5 thoughts on “Failure in Afghanistan?

  1. Wouldn’t the Taliban still be in control if it were not for Western intervention? I mean, what exactly would equate to a victory in a country that has been historically so corrupt, inept and cracked right down the middle? What sort of progress would no intervention have achieved there, factoring in the instability of the entire region and the importance in eradicating the Taliban threat from provinces? The Pakistani government is to blame for Taliban influence still have prevalence. They are far, far, FAR more at fault than any Western intervention. And it’s not up to the US to establish a government void of corruption: had the US instilled, say, a US-controlled government, the Left would be throwing its arms about screaming to high heaven about how it’s trying to take over the world!

    Christopher Hitchens was right when he said there was more to the whole anti-intervention sentiment then we’re made to believe. This has more to do with anti-US sentiment than any real sentiment of morality or peace.

    Our “bombs and tanks” gave the Afghanis a better chance, a CHOICE, more than any amount of words the author of this article has sprawled out over the years.

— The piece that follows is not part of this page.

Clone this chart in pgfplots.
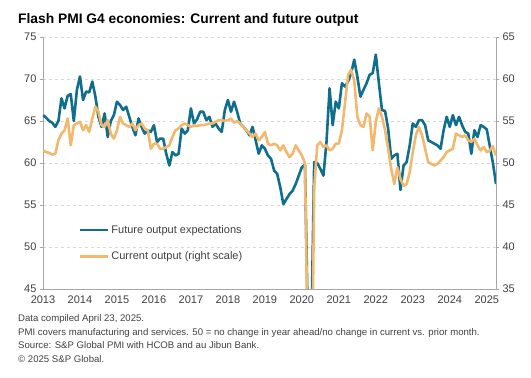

  2. Had Tony Blair refused to send British troops to the Bush invasion of Iraq the western governments except Australia would not have to follow. Blair was a very unusual PM in the UK being Labor and a devout bible basher. The people of the UK must be scratching their heads having elected him three times, when it turns out he was clearly unhinged


  3. Sorry IC, I probably should have made that clearer: I wasn’t talking about the original western intervention in Afghanistan, but the subsequent occupation. I think the intervention to help remove the Taliban was justified; my suggestion was that maybe Afghanistan would have been better off if the west had just done that and left. (Agreed also that Pakistan is much more at fault.)

    gapot – I’m not sure how significant Blair’s religion was, but I agree he was the one person who had a chance of stopping the drive to war in Iraq, and chose not to. I think that will forever blight his reputation.


  4. What a whitewash, near-failed states are what we (US+clients) do. Near-failed because a state wont be completely collapsed if theres anything to profitably extract and export, eg. Vietnam, Columbia, Iraq, Panama, Libya, Chile; other countries can be let go altogether, eg. Haiti, Congo. The scary thing is that anyone would be ignorant enough of history to believe otherwise.

    The best we could do for Afghanistan is stop killing them (get out), stop arming our chosen warlords, and start seriously hunting the banks that profit from heroin trafficking. They might like some war crimes trials too, starting with Howard, Blair & Bush.


  5. That’s a nice theory Liamj, but it just doesn’t fit the facts – the imperialist instinct doesn’t obey rational economic motives, or rational motives of any sort. There ar much easier ways to make money than by going to war. Nonetheless we agree that the best we can do now for Afghanistan is get out. And I share your hope that the perpetrators of the Iraq war will one day have their day at The Hague.